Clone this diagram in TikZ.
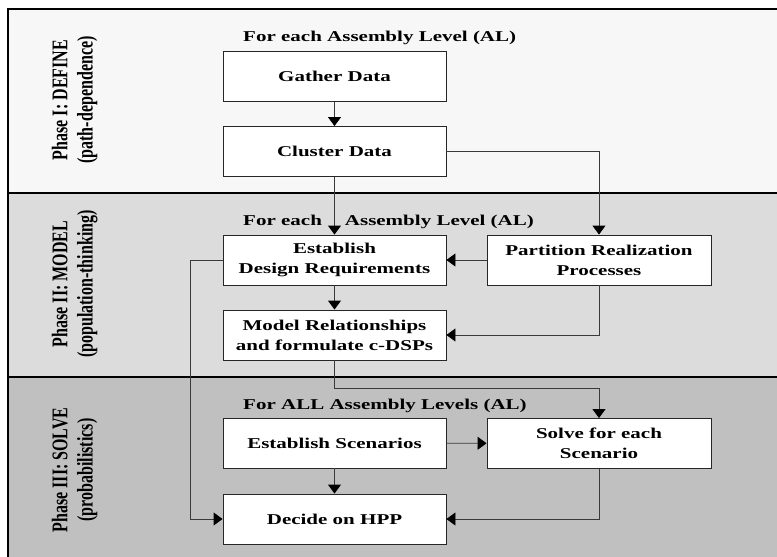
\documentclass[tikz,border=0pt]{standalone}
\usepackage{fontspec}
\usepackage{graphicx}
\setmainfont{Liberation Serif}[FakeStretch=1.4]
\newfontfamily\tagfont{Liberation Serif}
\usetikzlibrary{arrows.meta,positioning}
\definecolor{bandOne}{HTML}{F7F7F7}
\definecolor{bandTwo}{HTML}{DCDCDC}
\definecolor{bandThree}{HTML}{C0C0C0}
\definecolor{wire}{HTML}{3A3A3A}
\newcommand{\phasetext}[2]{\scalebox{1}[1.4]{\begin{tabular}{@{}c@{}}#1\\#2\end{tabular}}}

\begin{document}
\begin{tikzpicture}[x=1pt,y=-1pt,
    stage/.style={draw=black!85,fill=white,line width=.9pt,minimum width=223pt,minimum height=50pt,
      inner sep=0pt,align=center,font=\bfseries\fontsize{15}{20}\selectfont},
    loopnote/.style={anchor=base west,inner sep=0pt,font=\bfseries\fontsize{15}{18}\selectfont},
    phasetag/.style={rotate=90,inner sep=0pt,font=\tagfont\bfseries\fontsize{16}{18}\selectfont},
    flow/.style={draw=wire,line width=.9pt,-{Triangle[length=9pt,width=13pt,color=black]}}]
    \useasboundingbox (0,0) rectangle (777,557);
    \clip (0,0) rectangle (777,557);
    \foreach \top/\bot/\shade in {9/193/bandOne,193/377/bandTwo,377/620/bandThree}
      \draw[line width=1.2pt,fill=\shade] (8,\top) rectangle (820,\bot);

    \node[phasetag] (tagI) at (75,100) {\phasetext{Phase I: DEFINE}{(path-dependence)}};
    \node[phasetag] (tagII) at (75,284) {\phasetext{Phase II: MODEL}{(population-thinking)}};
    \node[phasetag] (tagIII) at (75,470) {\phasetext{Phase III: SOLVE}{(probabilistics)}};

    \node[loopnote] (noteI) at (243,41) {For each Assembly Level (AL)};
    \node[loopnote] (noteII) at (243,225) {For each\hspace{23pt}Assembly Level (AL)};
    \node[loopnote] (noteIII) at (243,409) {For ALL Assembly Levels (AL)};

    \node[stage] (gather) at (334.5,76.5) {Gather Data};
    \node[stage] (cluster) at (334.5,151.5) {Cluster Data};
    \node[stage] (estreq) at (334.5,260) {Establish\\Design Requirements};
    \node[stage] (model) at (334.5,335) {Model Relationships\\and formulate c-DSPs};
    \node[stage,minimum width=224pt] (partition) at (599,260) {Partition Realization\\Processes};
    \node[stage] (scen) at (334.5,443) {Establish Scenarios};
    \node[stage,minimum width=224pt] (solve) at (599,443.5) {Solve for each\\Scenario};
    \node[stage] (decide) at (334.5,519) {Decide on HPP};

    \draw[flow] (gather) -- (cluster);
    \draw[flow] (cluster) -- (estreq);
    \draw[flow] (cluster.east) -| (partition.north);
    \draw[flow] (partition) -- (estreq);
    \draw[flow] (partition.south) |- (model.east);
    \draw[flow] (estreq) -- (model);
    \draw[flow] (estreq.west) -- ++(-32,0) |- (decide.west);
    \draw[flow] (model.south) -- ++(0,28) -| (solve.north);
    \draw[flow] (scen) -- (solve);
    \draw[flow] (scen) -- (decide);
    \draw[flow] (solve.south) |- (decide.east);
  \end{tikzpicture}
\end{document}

- - - - - - -

**Written problem:** Copy every line of the data exactly as written, excluding the pictures.

**Response to this task:**
Clone this diagram in TikZ.
\documentclass[tikz,border=0pt]{standalone}
\usepackage{fontspec}
\usepackage{graphicx}
\setmainfont{Liberation Serif}[FakeStretch=1.4]
\newfontfamily\tagfont{Liberation Serif}
\usetikzlibrary{arrows.meta,positioning}
\definecolor{bandOne}{HTML}{F7F7F7}
\definecolor{bandTwo}{HTML}{DCDCDC}
\definecolor{bandThree}{HTML}{C0C0C0}
\definecolor{wire}{HTML}{3A3A3A}
\newcommand{\phasetext}[2]{\scalebox{1}[1.4]{\begin{tabular}{@{}c@{}}#1\\#2\end{tabular}}}

\begin{document}
\begin{tikzpicture}[x=1pt,y=-1pt,
    stage/.style={draw=black!85,fill=white,line width=.9pt,minimum width=223pt,minimum height=50pt,
      inner sep=0pt,align=center,font=\bfseries\fontsize{15}{20}\selectfont},
    loopnote/.style={anchor=base west,inner sep=0pt,font=\bfseries\fontsize{15}{18}\selectfont},
    phasetag/.style={rotate=90,inner sep=0pt,font=\tagfont\bfseries\fontsize{16}{18}\selectfont},
    flow/.style={draw=wire,line width=.9pt,-{Triangle[length=9pt,width=13pt,color=black]}}]
    \useasboundingbox (0,0) rectangle (777,557);
    \clip (0,0) rectangle (777,557);
    \foreach \top/\bot/\shade in {9/193/bandOne,193/377/bandTwo,377/620/bandThree}
      \draw[line width=1.2pt,fill=\shade] (8,\top) rectangle (820,\bot);

    \node[phasetag] (tagI) at (75,100) {\phasetext{Phase I: DEFINE}{(path-dependence)}};
    \node[phasetag] (tagII) at (75,284) {\phasetext{Phase II: MODEL}{(population-thinking)}};
    \node[phasetag] (tagIII) at (75,470) {\phasetext{Phase III: SOLVE}{(probabilistics)}};

    \node[loopnote] (noteI) at (243,41) {For each Assembly Level (AL)};
    \node[loopnote] (noteII) at (243,225) {For each\hspace{23pt}Assembly Level (AL)};
    \node[loopnote] (noteIII) at (243,409) {For ALL Assembly Levels (AL)};

    \node[stage] (gather) at (334.5,76.5) {Gather Data};
    \node[stage] (cluster) at (334.5,151.5) {Cluster Data};
    \node[stage] (estreq) at (334.5,260) {Establish\\Design Requirements};
    \node[stage] (model) at (334.5,335) {Model Relationships\\and formulate c-DSPs};
    \node[stage,minimum width=224pt] (partition) at (599,260) {Partition Realization\\Processes};
    \node[stage] (scen) at (334.5,443) {Establish Scenarios};
    \node[stage,minimum width=224pt] (solve) at (599,443.5) {Solve for each\\Scenario};
    \node[stage] (decide) at (334.5,519) {Decide on HPP};

    \draw[flow] (gather) -- (cluster);
    \draw[flow] (cluster) -- (estreq);
    \draw[flow] (cluster.east) -| (partition.north);
    \draw[flow] (partition) -- (estreq);
    \draw[flow] (partition.south) |- (model.east);
    \draw[flow] (estreq) -- (model);
    \draw[flow] (estreq.west) -- ++(-32,0) |- (decide.west);
    \draw[flow] (model.south) -- ++(0,28) -| (solve.north);
    \draw[flow] (scen) -- (solve);
    \draw[flow] (scen) -- (decide);
    \draw[flow] (solve.south) |- (decide.east);
  \end{tikzpicture}
\end{document}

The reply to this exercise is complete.